### WORK TO BE COMPLETED
Report every line in the listing that contains the string "code".

### RECORDED INFORMATION
++++++

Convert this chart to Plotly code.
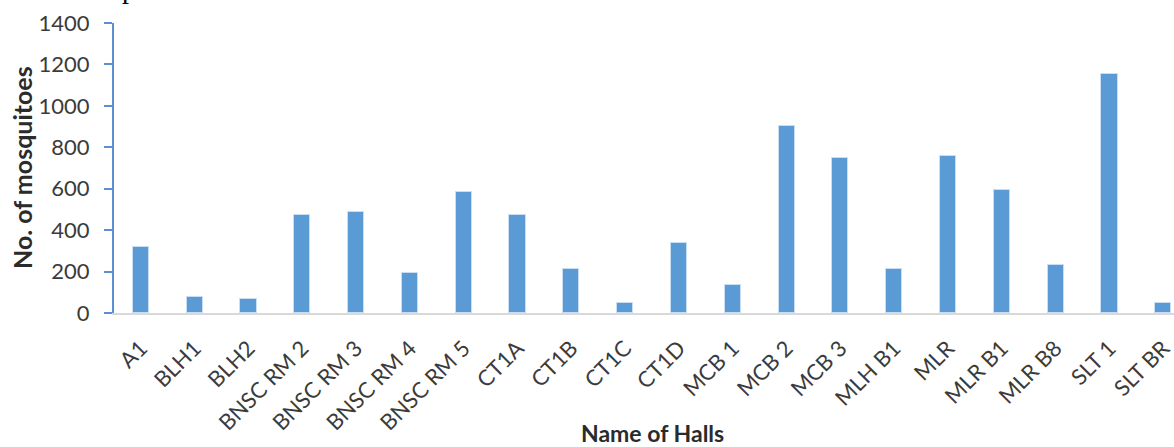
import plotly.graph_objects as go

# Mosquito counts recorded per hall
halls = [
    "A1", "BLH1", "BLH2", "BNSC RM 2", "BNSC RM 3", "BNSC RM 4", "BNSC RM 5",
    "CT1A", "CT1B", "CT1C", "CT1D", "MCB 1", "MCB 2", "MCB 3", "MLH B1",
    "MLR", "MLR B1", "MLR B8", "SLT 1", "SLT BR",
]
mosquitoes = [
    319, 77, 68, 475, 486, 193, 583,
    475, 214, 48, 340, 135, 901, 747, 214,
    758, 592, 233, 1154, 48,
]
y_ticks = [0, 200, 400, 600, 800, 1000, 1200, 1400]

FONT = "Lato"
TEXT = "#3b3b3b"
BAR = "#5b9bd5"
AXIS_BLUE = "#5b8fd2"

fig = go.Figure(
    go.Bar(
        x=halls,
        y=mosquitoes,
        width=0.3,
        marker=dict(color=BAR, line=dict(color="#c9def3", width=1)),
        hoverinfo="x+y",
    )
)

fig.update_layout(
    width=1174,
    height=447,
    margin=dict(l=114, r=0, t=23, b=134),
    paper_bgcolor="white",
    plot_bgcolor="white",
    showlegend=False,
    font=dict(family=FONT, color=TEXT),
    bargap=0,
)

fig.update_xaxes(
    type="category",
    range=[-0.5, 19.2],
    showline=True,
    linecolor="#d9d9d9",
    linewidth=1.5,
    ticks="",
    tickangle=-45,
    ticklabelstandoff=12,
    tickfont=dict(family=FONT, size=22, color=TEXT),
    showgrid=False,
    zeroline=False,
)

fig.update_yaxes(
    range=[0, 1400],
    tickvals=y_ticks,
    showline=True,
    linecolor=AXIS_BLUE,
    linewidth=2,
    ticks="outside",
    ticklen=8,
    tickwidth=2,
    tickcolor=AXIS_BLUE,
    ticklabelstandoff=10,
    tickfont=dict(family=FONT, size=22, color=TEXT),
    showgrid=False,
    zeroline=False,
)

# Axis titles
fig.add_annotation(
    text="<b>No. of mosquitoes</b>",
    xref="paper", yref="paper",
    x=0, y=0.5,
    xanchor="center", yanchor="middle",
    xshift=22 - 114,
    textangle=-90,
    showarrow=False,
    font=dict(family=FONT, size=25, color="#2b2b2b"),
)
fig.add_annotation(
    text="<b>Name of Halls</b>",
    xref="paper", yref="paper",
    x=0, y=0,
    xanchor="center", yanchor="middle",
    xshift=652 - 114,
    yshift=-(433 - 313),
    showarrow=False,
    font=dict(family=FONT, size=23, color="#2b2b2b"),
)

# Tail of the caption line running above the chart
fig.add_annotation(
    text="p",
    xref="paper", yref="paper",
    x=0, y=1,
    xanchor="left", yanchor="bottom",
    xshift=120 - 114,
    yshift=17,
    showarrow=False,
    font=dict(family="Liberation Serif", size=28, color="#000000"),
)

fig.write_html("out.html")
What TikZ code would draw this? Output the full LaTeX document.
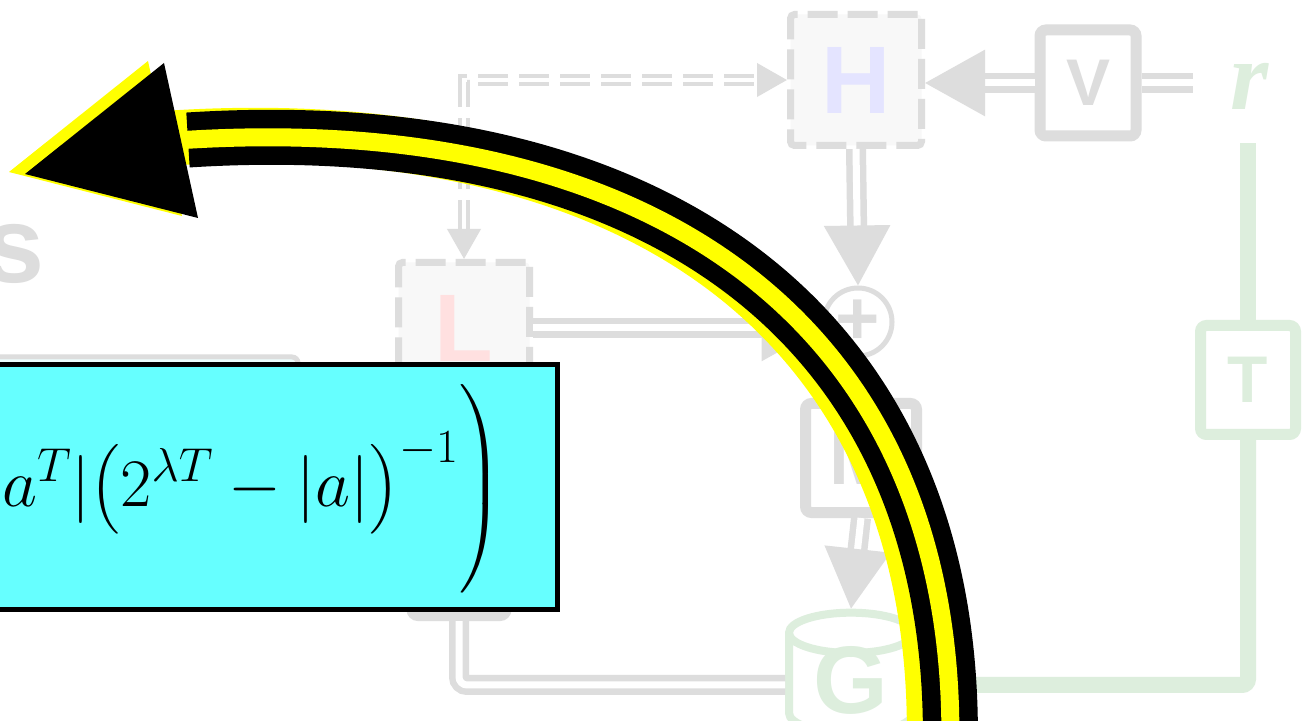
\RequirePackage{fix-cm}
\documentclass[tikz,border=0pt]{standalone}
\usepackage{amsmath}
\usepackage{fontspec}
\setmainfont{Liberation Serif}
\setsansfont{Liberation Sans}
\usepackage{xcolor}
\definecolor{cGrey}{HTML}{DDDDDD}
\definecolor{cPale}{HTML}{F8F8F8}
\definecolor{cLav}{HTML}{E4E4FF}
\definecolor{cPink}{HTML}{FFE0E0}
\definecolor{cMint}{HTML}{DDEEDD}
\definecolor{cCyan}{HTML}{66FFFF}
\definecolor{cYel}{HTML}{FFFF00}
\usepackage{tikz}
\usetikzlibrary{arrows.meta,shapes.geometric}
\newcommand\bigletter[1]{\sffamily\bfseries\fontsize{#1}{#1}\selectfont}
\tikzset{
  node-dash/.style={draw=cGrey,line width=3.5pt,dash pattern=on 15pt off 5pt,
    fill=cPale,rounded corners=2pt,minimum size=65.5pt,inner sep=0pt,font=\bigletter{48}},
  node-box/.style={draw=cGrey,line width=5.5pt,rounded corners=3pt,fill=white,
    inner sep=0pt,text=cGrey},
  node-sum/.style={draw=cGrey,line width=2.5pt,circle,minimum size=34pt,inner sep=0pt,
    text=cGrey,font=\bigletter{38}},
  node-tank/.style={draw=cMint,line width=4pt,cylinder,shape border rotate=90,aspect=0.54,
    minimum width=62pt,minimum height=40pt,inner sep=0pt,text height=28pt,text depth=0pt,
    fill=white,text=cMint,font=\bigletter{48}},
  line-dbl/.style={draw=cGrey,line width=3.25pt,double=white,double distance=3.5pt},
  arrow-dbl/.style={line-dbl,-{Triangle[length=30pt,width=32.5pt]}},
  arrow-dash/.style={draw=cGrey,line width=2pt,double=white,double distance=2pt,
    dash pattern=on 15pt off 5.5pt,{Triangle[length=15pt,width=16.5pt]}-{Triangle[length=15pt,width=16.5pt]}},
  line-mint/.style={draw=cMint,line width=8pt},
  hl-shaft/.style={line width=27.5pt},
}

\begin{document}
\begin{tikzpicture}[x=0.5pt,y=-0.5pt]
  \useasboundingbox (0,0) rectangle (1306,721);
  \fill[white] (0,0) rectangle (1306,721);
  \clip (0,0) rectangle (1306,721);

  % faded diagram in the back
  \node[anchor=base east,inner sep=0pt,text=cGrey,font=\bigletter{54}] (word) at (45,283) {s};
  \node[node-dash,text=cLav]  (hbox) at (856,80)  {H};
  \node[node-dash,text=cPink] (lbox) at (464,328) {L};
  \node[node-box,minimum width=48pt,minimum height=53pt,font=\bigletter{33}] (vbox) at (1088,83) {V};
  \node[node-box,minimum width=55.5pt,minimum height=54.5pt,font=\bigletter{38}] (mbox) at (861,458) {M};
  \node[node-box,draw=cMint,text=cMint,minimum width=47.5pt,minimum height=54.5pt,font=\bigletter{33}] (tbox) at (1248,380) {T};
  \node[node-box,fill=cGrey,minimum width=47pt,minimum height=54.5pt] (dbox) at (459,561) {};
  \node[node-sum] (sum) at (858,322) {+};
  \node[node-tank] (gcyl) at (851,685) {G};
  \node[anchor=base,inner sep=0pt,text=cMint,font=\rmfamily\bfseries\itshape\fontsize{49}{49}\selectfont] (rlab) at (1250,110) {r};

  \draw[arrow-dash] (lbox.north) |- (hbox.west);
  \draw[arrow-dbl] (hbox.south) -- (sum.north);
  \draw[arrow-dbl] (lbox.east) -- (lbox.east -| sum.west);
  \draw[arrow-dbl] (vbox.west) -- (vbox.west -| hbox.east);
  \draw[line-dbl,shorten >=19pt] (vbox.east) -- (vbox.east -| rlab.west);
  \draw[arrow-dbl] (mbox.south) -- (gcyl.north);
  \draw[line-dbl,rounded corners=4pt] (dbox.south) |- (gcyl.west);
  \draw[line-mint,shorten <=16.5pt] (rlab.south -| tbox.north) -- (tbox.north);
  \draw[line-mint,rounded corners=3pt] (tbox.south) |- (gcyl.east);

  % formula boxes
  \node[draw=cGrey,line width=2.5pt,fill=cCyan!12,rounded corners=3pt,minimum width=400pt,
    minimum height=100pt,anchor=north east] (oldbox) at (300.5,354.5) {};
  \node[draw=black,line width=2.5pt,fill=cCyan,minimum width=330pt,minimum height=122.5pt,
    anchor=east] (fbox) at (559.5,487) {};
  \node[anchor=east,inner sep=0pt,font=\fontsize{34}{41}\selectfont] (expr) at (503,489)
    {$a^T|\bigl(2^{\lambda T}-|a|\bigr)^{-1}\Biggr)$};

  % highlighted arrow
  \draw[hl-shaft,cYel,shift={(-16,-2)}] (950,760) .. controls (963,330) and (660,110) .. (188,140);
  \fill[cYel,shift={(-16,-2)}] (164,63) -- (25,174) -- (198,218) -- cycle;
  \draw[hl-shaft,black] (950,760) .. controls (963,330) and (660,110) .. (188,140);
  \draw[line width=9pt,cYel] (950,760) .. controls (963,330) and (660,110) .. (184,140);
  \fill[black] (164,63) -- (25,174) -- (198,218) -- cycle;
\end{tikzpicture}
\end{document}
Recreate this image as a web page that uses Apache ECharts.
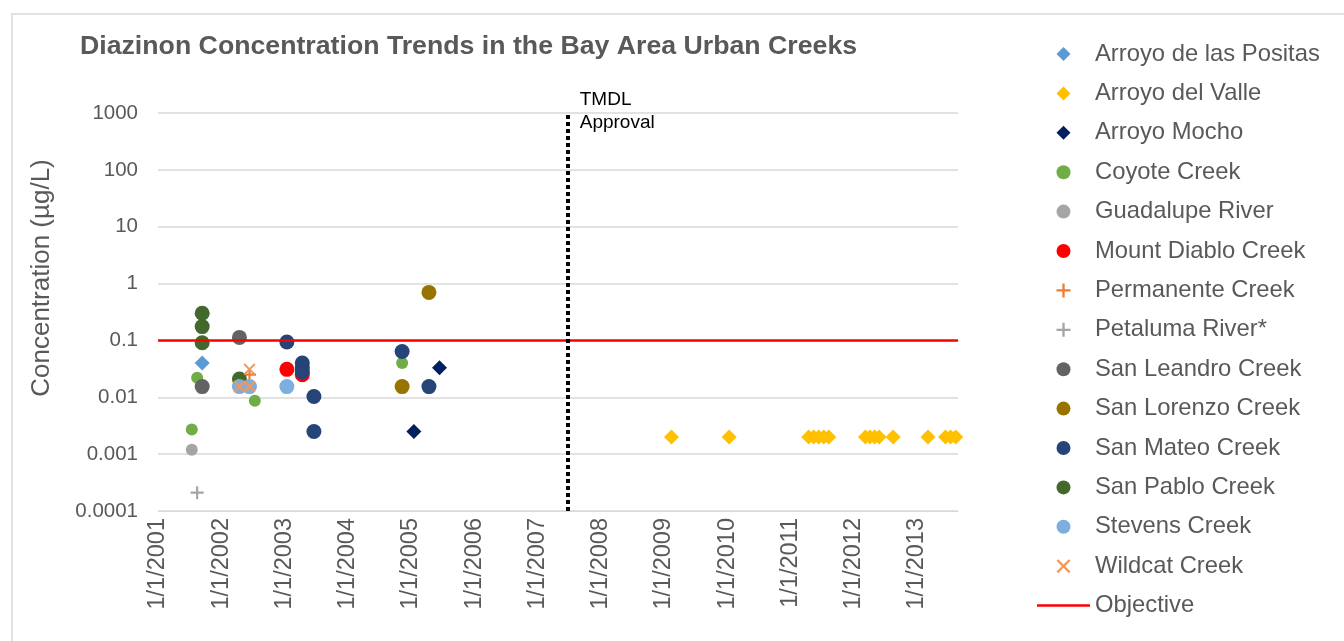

++++++

### FINISHED ANSWER
Convert this chart to Plotly code.
What TikZ code would draw this? Output the full LaTeX document.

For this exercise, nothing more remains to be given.